──────── Material provided

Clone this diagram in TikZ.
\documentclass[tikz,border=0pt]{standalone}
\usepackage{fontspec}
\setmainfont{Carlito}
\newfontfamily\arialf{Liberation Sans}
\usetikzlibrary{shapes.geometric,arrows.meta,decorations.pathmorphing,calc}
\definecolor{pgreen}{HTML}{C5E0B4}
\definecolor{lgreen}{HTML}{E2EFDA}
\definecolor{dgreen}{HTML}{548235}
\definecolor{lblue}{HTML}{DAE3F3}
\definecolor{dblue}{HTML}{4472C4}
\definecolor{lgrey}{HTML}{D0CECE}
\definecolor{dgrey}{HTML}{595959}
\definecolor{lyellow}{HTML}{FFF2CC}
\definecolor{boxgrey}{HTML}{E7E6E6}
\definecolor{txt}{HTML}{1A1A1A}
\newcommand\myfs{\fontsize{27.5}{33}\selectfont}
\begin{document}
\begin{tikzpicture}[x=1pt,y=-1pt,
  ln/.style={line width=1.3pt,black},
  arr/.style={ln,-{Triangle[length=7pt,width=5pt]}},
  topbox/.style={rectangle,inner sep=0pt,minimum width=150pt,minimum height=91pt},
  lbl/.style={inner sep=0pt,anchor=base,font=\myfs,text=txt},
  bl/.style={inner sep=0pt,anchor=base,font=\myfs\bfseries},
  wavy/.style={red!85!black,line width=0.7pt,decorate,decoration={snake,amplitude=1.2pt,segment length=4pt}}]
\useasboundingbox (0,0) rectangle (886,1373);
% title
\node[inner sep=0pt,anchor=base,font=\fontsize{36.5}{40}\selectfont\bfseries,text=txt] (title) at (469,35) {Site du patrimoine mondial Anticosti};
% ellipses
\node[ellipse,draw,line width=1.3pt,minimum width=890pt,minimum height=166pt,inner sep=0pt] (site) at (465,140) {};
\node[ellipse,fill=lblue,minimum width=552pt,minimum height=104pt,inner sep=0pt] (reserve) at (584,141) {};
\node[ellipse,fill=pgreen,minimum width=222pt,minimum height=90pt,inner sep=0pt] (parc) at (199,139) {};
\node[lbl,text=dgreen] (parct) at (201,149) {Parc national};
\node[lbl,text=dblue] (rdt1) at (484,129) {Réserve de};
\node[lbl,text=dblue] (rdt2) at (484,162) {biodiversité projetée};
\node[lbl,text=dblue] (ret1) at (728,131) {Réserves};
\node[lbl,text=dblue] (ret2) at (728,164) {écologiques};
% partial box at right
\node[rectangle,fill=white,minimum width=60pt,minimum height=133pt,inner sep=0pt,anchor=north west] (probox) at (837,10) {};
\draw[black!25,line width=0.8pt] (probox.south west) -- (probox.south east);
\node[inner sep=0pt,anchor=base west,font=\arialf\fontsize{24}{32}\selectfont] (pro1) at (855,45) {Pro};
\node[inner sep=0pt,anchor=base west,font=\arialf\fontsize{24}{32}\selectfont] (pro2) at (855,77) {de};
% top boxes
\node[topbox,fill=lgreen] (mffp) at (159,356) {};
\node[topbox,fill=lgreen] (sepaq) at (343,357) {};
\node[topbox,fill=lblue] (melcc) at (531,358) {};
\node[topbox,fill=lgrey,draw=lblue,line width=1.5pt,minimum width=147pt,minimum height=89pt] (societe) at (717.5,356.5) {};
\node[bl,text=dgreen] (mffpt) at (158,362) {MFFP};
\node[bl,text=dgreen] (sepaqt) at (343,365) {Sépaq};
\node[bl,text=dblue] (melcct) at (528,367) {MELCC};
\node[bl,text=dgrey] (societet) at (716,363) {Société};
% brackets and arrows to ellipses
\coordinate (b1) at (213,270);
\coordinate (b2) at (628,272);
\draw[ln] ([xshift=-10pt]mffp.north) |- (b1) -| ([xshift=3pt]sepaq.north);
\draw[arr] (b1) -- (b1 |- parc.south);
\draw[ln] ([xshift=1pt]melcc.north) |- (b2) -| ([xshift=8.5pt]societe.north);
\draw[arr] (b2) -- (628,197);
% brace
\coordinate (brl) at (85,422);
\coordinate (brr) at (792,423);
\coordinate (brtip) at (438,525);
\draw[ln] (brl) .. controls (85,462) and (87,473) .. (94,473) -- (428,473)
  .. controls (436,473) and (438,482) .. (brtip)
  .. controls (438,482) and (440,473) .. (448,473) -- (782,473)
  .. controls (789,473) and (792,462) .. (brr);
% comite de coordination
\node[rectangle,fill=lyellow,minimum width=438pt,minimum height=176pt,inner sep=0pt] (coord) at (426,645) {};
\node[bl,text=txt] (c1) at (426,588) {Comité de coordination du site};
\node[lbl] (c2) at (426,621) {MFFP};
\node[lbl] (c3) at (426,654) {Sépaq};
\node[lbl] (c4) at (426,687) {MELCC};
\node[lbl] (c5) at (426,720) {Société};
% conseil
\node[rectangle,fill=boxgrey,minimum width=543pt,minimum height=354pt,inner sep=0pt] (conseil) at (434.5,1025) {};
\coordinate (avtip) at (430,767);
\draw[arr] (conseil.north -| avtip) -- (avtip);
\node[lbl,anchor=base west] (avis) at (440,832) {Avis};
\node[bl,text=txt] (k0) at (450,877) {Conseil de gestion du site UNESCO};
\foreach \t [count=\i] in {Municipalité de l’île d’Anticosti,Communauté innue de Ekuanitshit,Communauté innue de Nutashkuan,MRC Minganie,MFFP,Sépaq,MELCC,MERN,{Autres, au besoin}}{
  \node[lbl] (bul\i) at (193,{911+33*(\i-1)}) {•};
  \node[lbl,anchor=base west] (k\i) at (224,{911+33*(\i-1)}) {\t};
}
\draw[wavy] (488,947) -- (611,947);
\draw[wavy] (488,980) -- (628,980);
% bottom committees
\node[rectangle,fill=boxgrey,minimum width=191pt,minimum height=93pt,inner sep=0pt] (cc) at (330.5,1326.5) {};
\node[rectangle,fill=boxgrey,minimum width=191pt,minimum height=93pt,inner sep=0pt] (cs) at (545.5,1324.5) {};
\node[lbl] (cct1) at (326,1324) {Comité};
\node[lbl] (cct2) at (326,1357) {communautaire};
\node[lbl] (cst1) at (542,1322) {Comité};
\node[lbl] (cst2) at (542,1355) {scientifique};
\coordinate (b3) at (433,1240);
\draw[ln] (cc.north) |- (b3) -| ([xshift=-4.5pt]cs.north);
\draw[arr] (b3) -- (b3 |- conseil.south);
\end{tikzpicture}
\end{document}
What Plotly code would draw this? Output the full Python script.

────────────────

What is expected ->
Return the listing above word for word.

Output of the task ->
Clone this diagram in TikZ.
\documentclass[tikz,border=0pt]{standalone}
\usepackage{fontspec}
\setmainfont{Carlito}
\newfontfamily\arialf{Liberation Sans}
\usetikzlibrary{shapes.geometric,arrows.meta,decorations.pathmorphing,calc}
\definecolor{pgreen}{HTML}{C5E0B4}
\definecolor{lgreen}{HTML}{E2EFDA}
\definecolor{dgreen}{HTML}{548235}
\definecolor{lblue}{HTML}{DAE3F3}
\definecolor{dblue}{HTML}{4472C4}
\definecolor{lgrey}{HTML}{D0CECE}
\definecolor{dgrey}{HTML}{595959}
\definecolor{lyellow}{HTML}{FFF2CC}
\definecolor{boxgrey}{HTML}{E7E6E6}
\definecolor{txt}{HTML}{1A1A1A}
\newcommand\myfs{\fontsize{27.5}{33}\selectfont}
\begin{document}
\begin{tikzpicture}[x=1pt,y=-1pt,
  ln/.style={line width=1.3pt,black},
  arr/.style={ln,-{Triangle[length=7pt,width=5pt]}},
  topbox/.style={rectangle,inner sep=0pt,minimum width=150pt,minimum height=91pt},
  lbl/.style={inner sep=0pt,anchor=base,font=\myfs,text=txt},
  bl/.style={inner sep=0pt,anchor=base,font=\myfs\bfseries},
  wavy/.style={red!85!black,line width=0.7pt,decorate,decoration={snake,amplitude=1.2pt,segment length=4pt}}]
\useasboundingbox (0,0) rectangle (886,1373);
% title
\node[inner sep=0pt,anchor=base,font=\fontsize{36.5}{40}\selectfont\bfseries,text=txt] (title) at (469,35) {Site du patrimoine mondial Anticosti};
% ellipses
\node[ellipse,draw,line width=1.3pt,minimum width=890pt,minimum height=166pt,inner sep=0pt] (site) at (465,140) {};
\node[ellipse,fill=lblue,minimum width=552pt,minimum height=104pt,inner sep=0pt] (reserve) at (584,141) {};
\node[ellipse,fill=pgreen,minimum width=222pt,minimum height=90pt,inner sep=0pt] (parc) at (199,139) {};
\node[lbl,text=dgreen] (parct) at (201,149) {Parc national};
\node[lbl,text=dblue] (rdt1) at (484,129) {Réserve de};
\node[lbl,text=dblue] (rdt2) at (484,162) {biodiversité projetée};
\node[lbl,text=dblue] (ret1) at (728,131) {Réserves};
\node[lbl,text=dblue] (ret2) at (728,164) {écologiques};
% partial box at right
\node[rectangle,fill=white,minimum width=60pt,minimum height=133pt,inner sep=0pt,anchor=north west] (probox) at (837,10) {};
\draw[black!25,line width=0.8pt] (probox.south west) -- (probox.south east);
\node[inner sep=0pt,anchor=base west,font=\arialf\fontsize{24}{32}\selectfont] (pro1) at (855,45) {Pro};
\node[inner sep=0pt,anchor=base west,font=\arialf\fontsize{24}{32}\selectfont] (pro2) at (855,77) {de};
% top boxes
\node[topbox,fill=lgreen] (mffp) at (159,356) {};
\node[topbox,fill=lgreen] (sepaq) at (343,357) {};
\node[topbox,fill=lblue] (melcc) at (531,358) {};
\node[topbox,fill=lgrey,draw=lblue,line width=1.5pt,minimum width=147pt,minimum height=89pt] (societe) at (717.5,356.5) {};
\node[bl,text=dgreen] (mffpt) at (158,362) {MFFP};
\node[bl,text=dgreen] (sepaqt) at (343,365) {Sépaq};
\node[bl,text=dblue] (melcct) at (528,367) {MELCC};
\node[bl,text=dgrey] (societet) at (716,363) {Société};
% brackets and arrows to ellipses
\coordinate (b1) at (213,270);
\coordinate (b2) at (628,272);
\draw[ln] ([xshift=-10pt]mffp.north) |- (b1) -| ([xshift=3pt]sepaq.north);
\draw[arr] (b1) -- (b1 |- parc.south);
\draw[ln] ([xshift=1pt]melcc.north) |- (b2) -| ([xshift=8.5pt]societe.north);
\draw[arr] (b2) -- (628,197);
% brace
\coordinate (brl) at (85,422);
\coordinate (brr) at (792,423);
\coordinate (brtip) at (438,525);
\draw[ln] (brl) .. controls (85,462) and (87,473) .. (94,473) -- (428,473)
  .. controls (436,473) and (438,482) .. (brtip)
  .. controls (438,482) and (440,473) .. (448,473) -- (782,473)
  .. controls (789,473) and (792,462) .. (brr);
% comite de coordination
\node[rectangle,fill=lyellow,minimum width=438pt,minimum height=176pt,inner sep=0pt] (coord) at (426,645) {};
\node[bl,text=txt] (c1) at (426,588) {Comité de coordination du site};
\node[lbl] (c2) at (426,621) {MFFP};
\node[lbl] (c3) at (426,654) {Sépaq};
\node[lbl] (c4) at (426,687) {MELCC};
\node[lbl] (c5) at (426,720) {Société};
% conseil
\node[rectangle,fill=boxgrey,minimum width=543pt,minimum height=354pt,inner sep=0pt] (conseil) at (434.5,1025) {};
\coordinate (avtip) at (430,767);
\draw[arr] (conseil.north -| avtip) -- (avtip);
\node[lbl,anchor=base west] (avis) at (440,832) {Avis};
\node[bl,text=txt] (k0) at (450,877) {Conseil de gestion du site UNESCO};
\foreach \t [count=\i] in {Municipalité de l’île d’Anticosti,Communauté innue de Ekuanitshit,Communauté innue de Nutashkuan,MRC Minganie,MFFP,Sépaq,MELCC,MERN,{Autres, au besoin}}{
  \node[lbl] (bul\i) at (193,{911+33*(\i-1)}) {•};
  \node[lbl,anchor=base west] (k\i) at (224,{911+33*(\i-1)}) {\t};
}
\draw[wavy] (488,947) -- (611,947);
\draw[wavy] (488,980) -- (628,980);
% bottom committees
\node[rectangle,fill=boxgrey,minimum width=191pt,minimum height=93pt,inner sep=0pt] (cc) at (330.5,1326.5) {};
\node[rectangle,fill=boxgrey,minimum width=191pt,minimum height=93pt,inner sep=0pt] (cs) at (545.5,1324.5) {};
\node[lbl] (cct1) at (326,1324) {Comité};
\node[lbl] (cct2) at (326,1357) {communautaire};
\node[lbl] (cst1) at (542,1322) {Comité};
\node[lbl] (cst2) at (542,1355) {scientifique};
\coordinate (b3) at (433,1240);
\draw[ln] (cc.north) |- (b3) -| ([xshift=-4.5pt]cs.north);
\draw[arr] (b3) -- (b3 |- conseil.south);
\end{tikzpicture}
\end{document}
What Plotly code would draw this? Output the full Python script.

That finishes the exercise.